Restaurant De Kas has been a leading light in moving the Dutch dining landscape towards sustainability and Hangendijk admits it is a responsibility that the restaurant’s chefs relish. “Yes, we were one of the first to offer this plant-to-plate style but what is more important is that we are part of a bigger movement – more chefs want to approach cooking in this way. It is satisfying when you see it at other restaurants around Amsterdam – the knowledge of vegetables and cooking with seasonal produce is clearly growing and that shows we are doing something right.”
5. IFTM EDUCATIONAL
RESTAURANT, Macau
Hans Lee Rasmussen is a man for whom the minutiae matter. At his busy office at the IFTM (Macao Institute for Tourism Studies) Educational Restaurant, he begins the interview not with
a personal introduction but a feverish venting
of his frustration at the lack of biodegradable cling film in Macau. It is emblematic of a devotion to sustainability that was conceived in Scandinavia but has blossomed in the tiny former Portuguese colony across the Pearl River Delta from Hong Kong.

IFTM Educational Restaurant has been praised by the Michelin guide for its impressive blend of clean tasting European and Macanese dishes but besides its culinary prowess, the educational establishment has been shaping the hearts and minds of the next generation of Asia’s chefs. General Manager Rasmussen, who was born in Macau but grew up in Copenhagen, is a food waste zealot and admits he is all-consumed by making improvements to IFTM’s efficiency. “When we first got the Michelin Green Star, a journalist phoned me and asked, ‘how does it feel not to get the real one’? Rasmussen laughs. “But this award is important – to encourage people to embrace different approaches to sustainability. For some it is about tableware and being paperless, while for us the focus is primarily on reducing food waste.”

IFTM uses AI technology to measure what is thrown away and subsequently how they can be more preventative. It is a system is mirrored in global brands like IKEA and Shangri-La and AI has allowed Rasmussen to be forensic in his approach. He points to the lemon tree outside of the restaurant as a prime example of how to minimise waste.

“We can show students how long it takes to grow lemons and then how you can use them in their entirety. We’ll make lemonade and then use the zest for marinading, use the rest of the juice to season a sauce or in a drink, and then chop up the lemon and make a marmalade. It’s literally zero waste.” Rasmussen admits he is in a privileged position as he is able to influence not just diners but whole classes of chefs who can take what they learn into future careers.

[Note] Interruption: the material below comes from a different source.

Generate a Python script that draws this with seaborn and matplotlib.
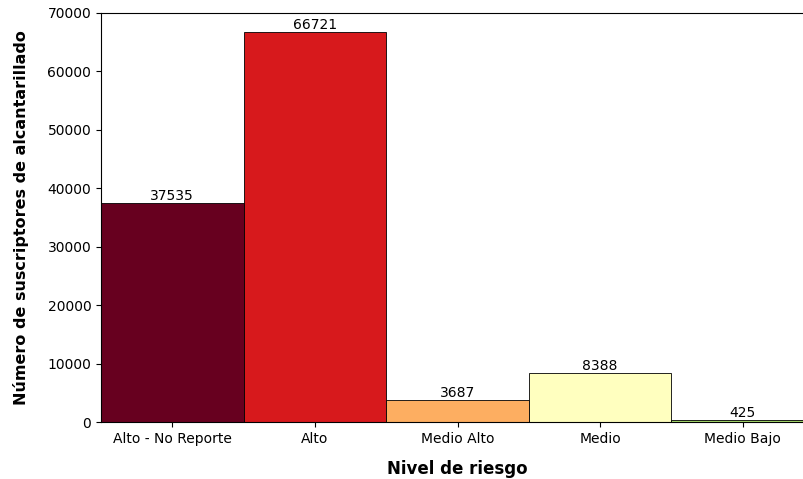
import pandas as pd
import numpy as np
import matplotlib
matplotlib.use('Agg')
import matplotlib.pyplot as plt
import seaborn as sns

# Datos: suscriptores de alcantarillado por nivel de riesgo
niveles = ['Alto - No Reporte', 'Alto', 'Medio Alto', 'Medio', 'Medio Bajo']
suscriptores = [37535, 66721, 3687, 8388, 425]
colores = ['#67001f', '#d7191c', '#fdae61', '#ffffbf', '#a6d96a']

df = pd.DataFrame({'nivel': niveles, 'suscriptores': suscriptores})

plt.rcParams['font.family'] = ['DejaVu Sans']

fig = plt.figure(figsize=(8.04, 4.79), dpi=100)
# el eje se sale un poco por la derecha, como en la imagen original
ax = fig.add_axes([101 / 804, 57 / 479, 713 / 804, 409 / 479])

sns.barplot(data=df, x='nivel', y='suscriptores', hue='nivel', palette=colores,
            saturation=1, width=1, edgecolor='black', linewidth=0.6,
            legend=False, ax=ax)

for i, v in enumerate(suscriptores):
    ax.text(i, v, str(v), ha='center', va='bottom', fontsize=10, color='black')

ax.set_ylim(0, 70000)
ax.set_xlim(-0.5, 4.5)
ax.set_xlabel('Nivel de riesgo', fontsize=12, fontweight='bold', labelpad=10)
ax.set_ylabel('Número de suscriptores de alcantarillado', fontsize=11.5, fontweight='bold', labelpad=13)
ax.tick_params(labelsize=10)

fig.savefig('out.png', dpi=100)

“When you go into education you need to think about how to teach future chefs to value the ingredients,” Rasmussen says. “It’s obvious for me but many of them need to learn the benefits of this holistic approach. Of course not ever trainee chef buys in to what we say but we can give them the tools to learn and I have to believe that we can positively impact the hospitality industry in Macau and beyond.”